Matt Faytak (UC Berkeley) will speak at the Phonology Workshop today (Friday November 22) at noon in the Greenberg Room, with lunch to follow.
Abstract: Vowels produced with concomitant frication are observed in a wide range of languages and suggest a few interesting complications to phonological theory. After surveying the cross-linguistic similarities and differences that hold within the class of spirantized vowels, I put forward a series of phonetically natural sound changes to motivate their odd phonological behavior and explain their distribution. I additionally highlight the need for further research on languages with spirantized vowels, speakers of which are conveniently available on most American university campuses.
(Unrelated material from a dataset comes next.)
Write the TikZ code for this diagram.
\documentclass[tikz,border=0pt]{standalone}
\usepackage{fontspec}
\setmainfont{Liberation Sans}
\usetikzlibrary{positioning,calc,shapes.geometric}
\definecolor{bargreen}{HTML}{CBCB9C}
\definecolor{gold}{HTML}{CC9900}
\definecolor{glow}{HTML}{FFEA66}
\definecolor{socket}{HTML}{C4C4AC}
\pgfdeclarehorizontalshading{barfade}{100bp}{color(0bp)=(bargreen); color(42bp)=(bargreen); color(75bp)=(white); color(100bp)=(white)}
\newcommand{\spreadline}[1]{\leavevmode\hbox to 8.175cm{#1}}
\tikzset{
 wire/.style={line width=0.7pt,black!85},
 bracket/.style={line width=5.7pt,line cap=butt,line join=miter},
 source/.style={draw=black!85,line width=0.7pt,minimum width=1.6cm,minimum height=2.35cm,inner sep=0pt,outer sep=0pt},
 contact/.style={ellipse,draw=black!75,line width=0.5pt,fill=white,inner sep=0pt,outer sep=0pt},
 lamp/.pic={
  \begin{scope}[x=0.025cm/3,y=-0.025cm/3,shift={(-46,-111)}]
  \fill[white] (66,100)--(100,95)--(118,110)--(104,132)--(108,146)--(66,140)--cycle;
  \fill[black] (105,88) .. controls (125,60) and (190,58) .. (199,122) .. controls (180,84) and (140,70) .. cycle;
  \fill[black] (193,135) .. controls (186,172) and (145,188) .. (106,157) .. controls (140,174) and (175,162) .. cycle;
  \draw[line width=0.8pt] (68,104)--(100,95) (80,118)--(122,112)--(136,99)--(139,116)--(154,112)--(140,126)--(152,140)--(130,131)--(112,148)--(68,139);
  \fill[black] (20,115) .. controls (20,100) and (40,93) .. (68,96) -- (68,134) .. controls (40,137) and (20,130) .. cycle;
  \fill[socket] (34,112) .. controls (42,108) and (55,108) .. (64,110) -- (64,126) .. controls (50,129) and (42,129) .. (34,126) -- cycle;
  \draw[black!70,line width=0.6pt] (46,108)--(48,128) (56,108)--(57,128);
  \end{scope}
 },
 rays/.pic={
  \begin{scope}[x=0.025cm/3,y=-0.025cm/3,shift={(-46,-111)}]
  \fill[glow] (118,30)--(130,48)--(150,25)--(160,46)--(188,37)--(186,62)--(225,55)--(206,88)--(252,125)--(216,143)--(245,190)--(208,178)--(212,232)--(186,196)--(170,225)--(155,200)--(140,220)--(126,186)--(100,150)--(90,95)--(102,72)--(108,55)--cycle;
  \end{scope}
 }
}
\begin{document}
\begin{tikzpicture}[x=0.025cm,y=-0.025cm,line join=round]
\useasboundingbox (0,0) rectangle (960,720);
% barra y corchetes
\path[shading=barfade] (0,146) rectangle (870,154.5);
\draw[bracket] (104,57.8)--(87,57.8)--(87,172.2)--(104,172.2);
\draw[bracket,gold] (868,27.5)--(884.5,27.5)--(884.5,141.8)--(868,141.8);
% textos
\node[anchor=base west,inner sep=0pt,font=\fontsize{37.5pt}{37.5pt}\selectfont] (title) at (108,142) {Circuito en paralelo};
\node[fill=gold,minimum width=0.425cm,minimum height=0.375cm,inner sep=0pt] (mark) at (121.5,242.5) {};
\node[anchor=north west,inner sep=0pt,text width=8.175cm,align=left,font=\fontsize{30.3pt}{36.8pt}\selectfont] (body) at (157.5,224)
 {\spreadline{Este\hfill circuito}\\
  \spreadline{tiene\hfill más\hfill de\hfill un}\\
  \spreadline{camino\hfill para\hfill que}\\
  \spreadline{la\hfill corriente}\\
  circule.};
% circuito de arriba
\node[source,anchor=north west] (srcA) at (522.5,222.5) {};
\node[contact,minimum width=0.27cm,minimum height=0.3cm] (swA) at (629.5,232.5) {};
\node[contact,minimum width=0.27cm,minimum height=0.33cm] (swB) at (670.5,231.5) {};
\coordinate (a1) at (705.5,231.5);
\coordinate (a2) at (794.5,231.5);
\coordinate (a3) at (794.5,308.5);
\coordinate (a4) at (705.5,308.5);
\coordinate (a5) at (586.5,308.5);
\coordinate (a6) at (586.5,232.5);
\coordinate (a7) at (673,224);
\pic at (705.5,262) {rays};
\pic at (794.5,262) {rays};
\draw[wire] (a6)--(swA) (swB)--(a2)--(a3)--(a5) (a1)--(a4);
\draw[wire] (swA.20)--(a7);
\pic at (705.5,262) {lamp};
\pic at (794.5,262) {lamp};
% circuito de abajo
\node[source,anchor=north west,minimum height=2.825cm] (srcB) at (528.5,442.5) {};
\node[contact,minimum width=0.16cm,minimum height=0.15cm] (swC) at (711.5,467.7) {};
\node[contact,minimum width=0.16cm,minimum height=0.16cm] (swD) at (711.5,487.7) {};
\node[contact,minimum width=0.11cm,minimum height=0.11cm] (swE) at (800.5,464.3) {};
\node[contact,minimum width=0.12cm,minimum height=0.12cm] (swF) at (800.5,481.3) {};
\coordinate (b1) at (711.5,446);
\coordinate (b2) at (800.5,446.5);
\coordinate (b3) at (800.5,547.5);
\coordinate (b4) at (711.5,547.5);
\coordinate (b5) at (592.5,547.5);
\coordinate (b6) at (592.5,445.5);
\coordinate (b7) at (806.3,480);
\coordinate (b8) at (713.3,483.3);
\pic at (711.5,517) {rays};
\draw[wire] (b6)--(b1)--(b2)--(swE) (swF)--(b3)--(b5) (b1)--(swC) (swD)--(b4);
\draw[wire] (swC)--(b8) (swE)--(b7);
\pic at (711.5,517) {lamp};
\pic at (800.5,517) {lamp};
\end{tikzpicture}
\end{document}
It’s that time of year again: the Linguistics Holiday Party is coming up soon! Make sure to mark your calendars for 3:30-5:00 PM on Monday, December 9, in the Greenberg Room.
All are welcome!
Consulting Professor Ron Kaplan, Senior Director at Nuance Communications, has been awarded an honorary doctorate from University of Copenhagen, in recognition of his contributions to theoretical linguistics, computational linguistics, and applications of language technology. Read more about it here.
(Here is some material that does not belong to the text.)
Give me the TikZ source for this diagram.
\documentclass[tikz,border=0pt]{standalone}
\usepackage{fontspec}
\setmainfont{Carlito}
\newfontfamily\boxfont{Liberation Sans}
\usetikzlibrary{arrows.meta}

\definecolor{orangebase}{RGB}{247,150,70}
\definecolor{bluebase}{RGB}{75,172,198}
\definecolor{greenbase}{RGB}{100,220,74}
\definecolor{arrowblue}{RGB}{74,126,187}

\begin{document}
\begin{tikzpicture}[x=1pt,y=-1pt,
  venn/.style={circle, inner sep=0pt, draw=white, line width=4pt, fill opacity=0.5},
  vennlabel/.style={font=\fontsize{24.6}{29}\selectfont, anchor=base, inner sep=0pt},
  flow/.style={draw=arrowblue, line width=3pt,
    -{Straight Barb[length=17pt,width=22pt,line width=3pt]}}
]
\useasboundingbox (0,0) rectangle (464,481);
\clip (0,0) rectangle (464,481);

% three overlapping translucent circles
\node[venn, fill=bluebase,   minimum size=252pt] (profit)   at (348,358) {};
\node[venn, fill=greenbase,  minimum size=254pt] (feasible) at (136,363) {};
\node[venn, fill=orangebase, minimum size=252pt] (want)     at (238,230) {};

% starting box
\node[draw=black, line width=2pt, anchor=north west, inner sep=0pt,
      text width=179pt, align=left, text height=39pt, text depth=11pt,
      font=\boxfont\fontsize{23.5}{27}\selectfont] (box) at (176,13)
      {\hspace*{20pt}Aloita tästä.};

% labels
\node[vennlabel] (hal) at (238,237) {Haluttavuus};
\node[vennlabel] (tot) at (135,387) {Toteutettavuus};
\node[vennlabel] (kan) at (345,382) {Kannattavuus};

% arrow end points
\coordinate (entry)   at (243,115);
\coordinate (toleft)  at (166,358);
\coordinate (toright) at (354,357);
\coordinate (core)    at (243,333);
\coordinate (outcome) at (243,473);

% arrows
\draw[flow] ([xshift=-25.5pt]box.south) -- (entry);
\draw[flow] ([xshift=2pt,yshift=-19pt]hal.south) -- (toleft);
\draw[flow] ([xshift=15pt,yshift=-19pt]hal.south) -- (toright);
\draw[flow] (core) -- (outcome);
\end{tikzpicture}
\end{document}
Dan Jurafsky presented “Extracting Social Meaning from the Everyday” at Georgetown University’s Guest Speaker Series on November 12.
Stephanie Shih presented “Local Interactions In Agreement By Correspondence” at the UCLA Phonology Seminar on the 20th.
Rob Podesva gave a colloquium at Pomona College yesterday (Nov. 21) and will give a UCLA colloquium today (Nov. 22) entitled “Social Constraints On The Phonetic Realization Of /S/ In Inland California: Effects Of Conservatism And Normative Gender”.
A physicist, a mathematician and an engineer stay in a hotel.
The engineer is awakened by a smell and gets up to check it. He finds a fire in the hallway, sees a nearby fire extinguisher and after extinguishing it, goes back to bed.
Later that night, the physicist gets up, again because of the smell of fire. He quickly gets up and sees the fire in the hallway. After calculating air pressure, flame temperature and humidity as well as distance to the fire and projected trajectory, he extinguishes the fire with the least amount of fluid.
At last, the mathematician awakes, only again to find a fire in the hallway. He instantly sees the extinguisher and thinks, “A solution exists!”, and heads back into his room.